At the same time, the Bush administration has taken a leading role in trying to persuade the Security Council to impose sanctions on Khartoum to stop the killing in Darfur, a concern that has dominated its Africa policy over the past year.
Because none of its traditional allies are considered likely to support the creation of a new tribunal since the ICC already exists, the administration is faced with a choice of sticking to its ideological opposition to the Court or delaying, if not foregoing altogether, accountability on Darfur.
Some Republicans, among them, Rep. Frank Wolf --who has been deeply involved in Darfur--have urged Bush to show flexibility. In a significant departure from party orthodoxy, Sen. John McCain called last weekend for the United States to join the ICC, although he added that additional safeguards against politicized prosecutions would have to be negotiated.

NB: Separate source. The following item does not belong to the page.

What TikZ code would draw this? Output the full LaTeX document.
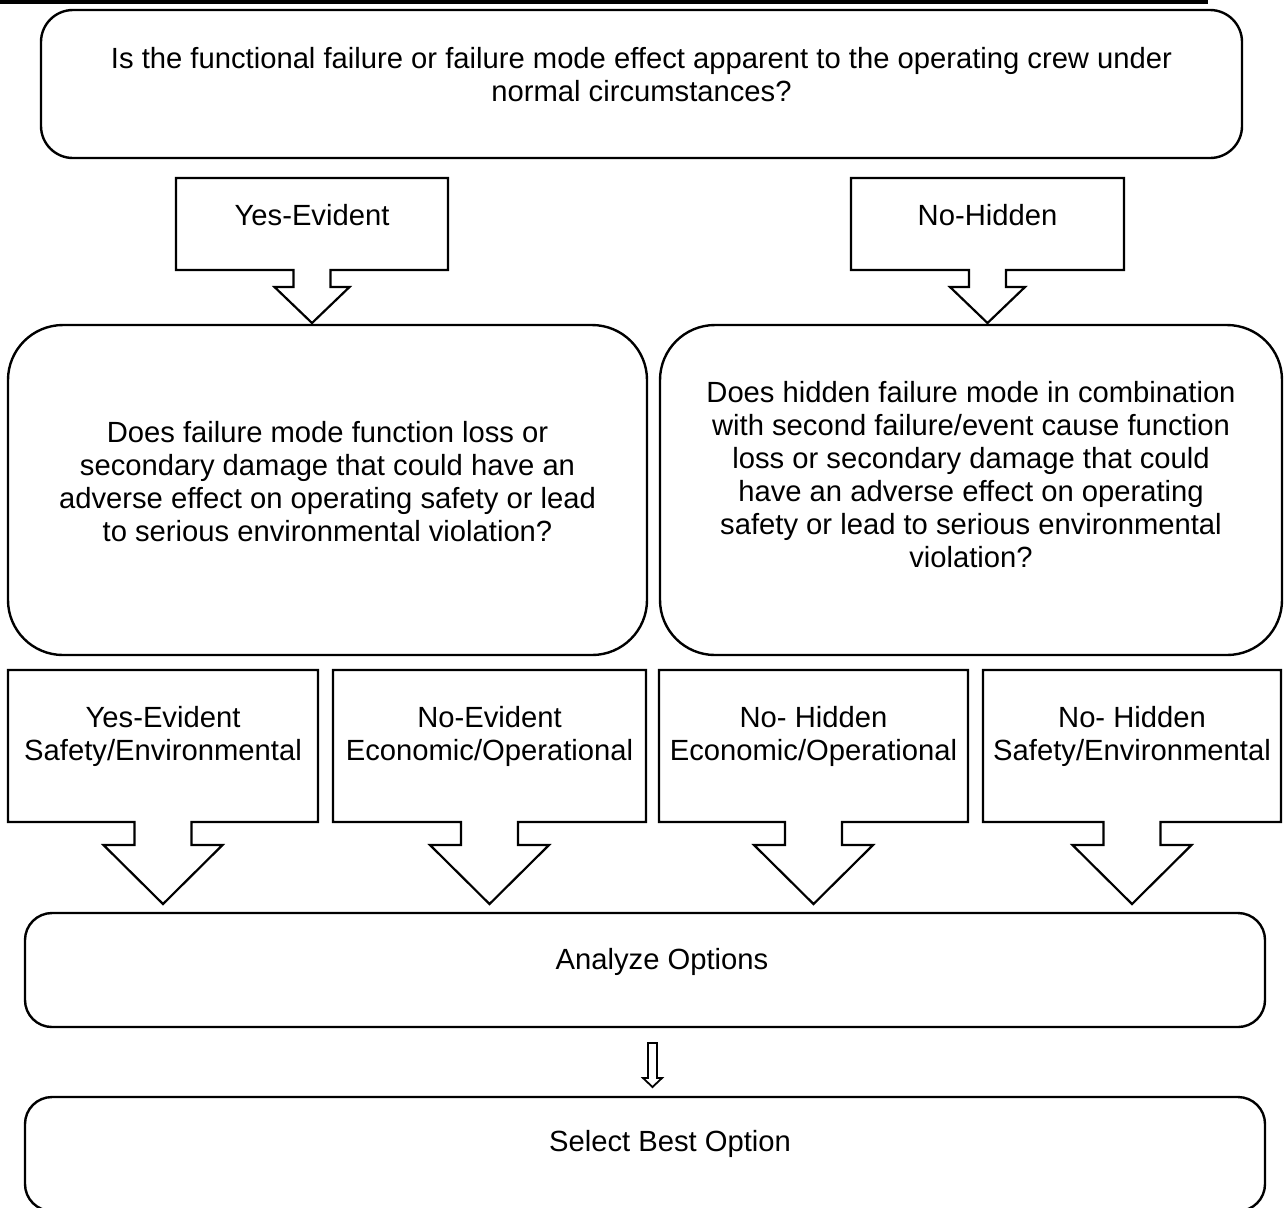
\documentclass[tikz,border=0pt]{standalone}
\usepackage{fontspec}
\setmainfont{Liberation Sans}
\usetikzlibrary{positioning}
\tikzset{
  rbox/.style={draw,line width=1.2pt,rounded corners=#1,inner sep=0pt,outer sep=0pt},
  cbox/.style={inner sep=0pt,outer sep=0pt},
  outl/.style={line width=1.1pt,line join=miter},
  txt/.style={align=center,font=\fontsize{14.6}{16.5}\selectfont,inner sep=0pt},
}
% box with a hollow block arrow under it: node, stem half, stem length, head half, head length
\newcommand{\calloutarrow}[5]{%
  \draw[outl] (#1.south west) -- (#1.north west) -- (#1.north east) -- (#1.south east)
    -- ([shift={(#2,0)}]#1.south) -- ([shift={(#2,#3)}]#1.south) -- ([shift={(#4,#3)}]#1.south)
    -- ([shift={(0,#3+#5)}]#1.south) -- ([shift={(-#4,#3)}]#1.south) -- ([shift={(-#2,#3)}]#1.south)
    -- ([shift={(-#2,0)}]#1.south) -- cycle;}
\begin{document}
\begin{tikzpicture}[x=0.5pt,y=-0.5pt]
\useasboundingbox (0,0) rectangle (1288,1207);
\fill (0,0) rectangle (1208,4);

% question on visibility
\node[rbox=16pt,minimum width=600.5pt,minimum height=74pt] (q1) at (641.5,84) {};
\node[txt] (q1t) at ([shift={(0,-9)}]q1.center) {Is the functional failure or failure mode effect apparent to the operating crew under\\normal circumstances?};

% first split
\node[cbox,minimum width=136pt,minimum height=46pt] (ye) at (312,224) {};
\node[cbox,minimum width=136.5pt,minimum height=46pt] (nh) at (987.5,224) {};
\calloutarrow{ye}{18.5}{17}{37.5}{36}
\calloutarrow{nh}{18.5}{17}{37.5}{36}
\node[txt] (yet) at ([shift={(0,-9)}]ye.center) {Yes-Evident};
\node[txt] (nht) at ([shift={(0,-9)}]nh.center) {No-Hidden};

% consequence questions
\node[rbox=27.5pt,minimum width=319.5pt,minimum height=165pt] (q2) at (327.5,490) {};
\node[rbox=27.5pt,minimum width=311pt,minimum height=165pt] (q3) at (971,490) {};
\node[txt] (q2t) at ([shift={(0,-8)}]q2.center) {Does failure mode function loss or\\secondary damage that could have an\\adverse effect on operating safety or lead\\to serious environmental violation?};
\node[txt] (q3t) at ([shift={(0,-15)}]q3.center) {Does hidden failure mode in combination\\with second failure/event cause function\\loss or secondary damage that could\\have an adverse effect on operating\\safety or lead to serious environmental\\violation?};

% four categories
\node[cbox,minimum width=155pt,minimum height=76pt] (c1) at (163,746) {};
\node[cbox,minimum width=156.5pt,minimum height=76pt] (c2) at (489.5,746) {};
\node[cbox,minimum width=154.5pt,minimum height=76pt] (c3) at (813.5,746) {};
\node[cbox,minimum width=149pt,minimum height=76pt] (c4) at (1132,746) {};
\foreach \c in {c1,c2,c3,c4}
  \calloutarrow{\c}{28.5}{23}{59.5}{59};
\node[txt] (c1t) at ([shift={(0,-10)}]c1.center) {Yes-Evident\\Safety/Environmental};
\node[txt] (c2t) at ([shift={(0,-10)}]c2.center) {No-Evident\\Economic/Operational};
\node[txt] (c3t) at ([shift={(0,-10)}]c3.center) {No- Hidden\\Economic/Operational};
\node[txt] (c4t) at ([shift={(0,-10)}]c4.center) {No- Hidden\\Safety/Environmental};

% options
\node[rbox=13.5pt,minimum width=620pt,minimum height=57pt] (ana) at (645,970) {};
\node[txt] (anat) at ([shift={(17,-8)}]ana.center) {Analyze Options};
\node[rbox=13.5pt,minimum width=620pt,minimum height=57pt] (sel) at (645,1154) {};
\node[txt] (selt) at ([shift={(25,-10)}]sel.center) {Select Best Option};
\coordinate (sa) at ([shift={(7.5,16)}]ana.south);
\draw[line width=0.9pt] (sa) ++(-4.5,0) -- ++(0,35) -- ++(-5,0) -- ++(9.5,9) -- ++(9.5,-9) -- ++(-5,0) -- ++(0,-35) -- cycle;
\end{tikzpicture}
\end{document}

Two prominent Republican lawyers who have opposed the ICC in the past have also called on Bush to reconsider. "One should never cut off one's nose to spite one's face," said Lee Casey, an attorney who has often attacked the editorial pages of the staunchly neo-conservative Wall Street Journal and Weekly Standard.
And, in another column published by the Washington Post last week, Jack Goldsmith--who headed the Justice Department's Office of Legal Counsel until last summer--argued that backing a Security Council referral to the ICC would be perfectly consistent with Washington's long-held policy that only the Security Council, where the U.S. has a veto, should have the authority to initiate ICC prosecutions against citizens of non-ratifying nations.
"The Darfur case allows the United States to argue that Security Council referrals are the ONLY valid route to ICC prosecutions and that countries that are not parties to the ICC (such as the United States) remain immune from ICC control in the absence of such a referral," he wrote, adding that the administration's fears of "legitimizing" the ICC were "overstated."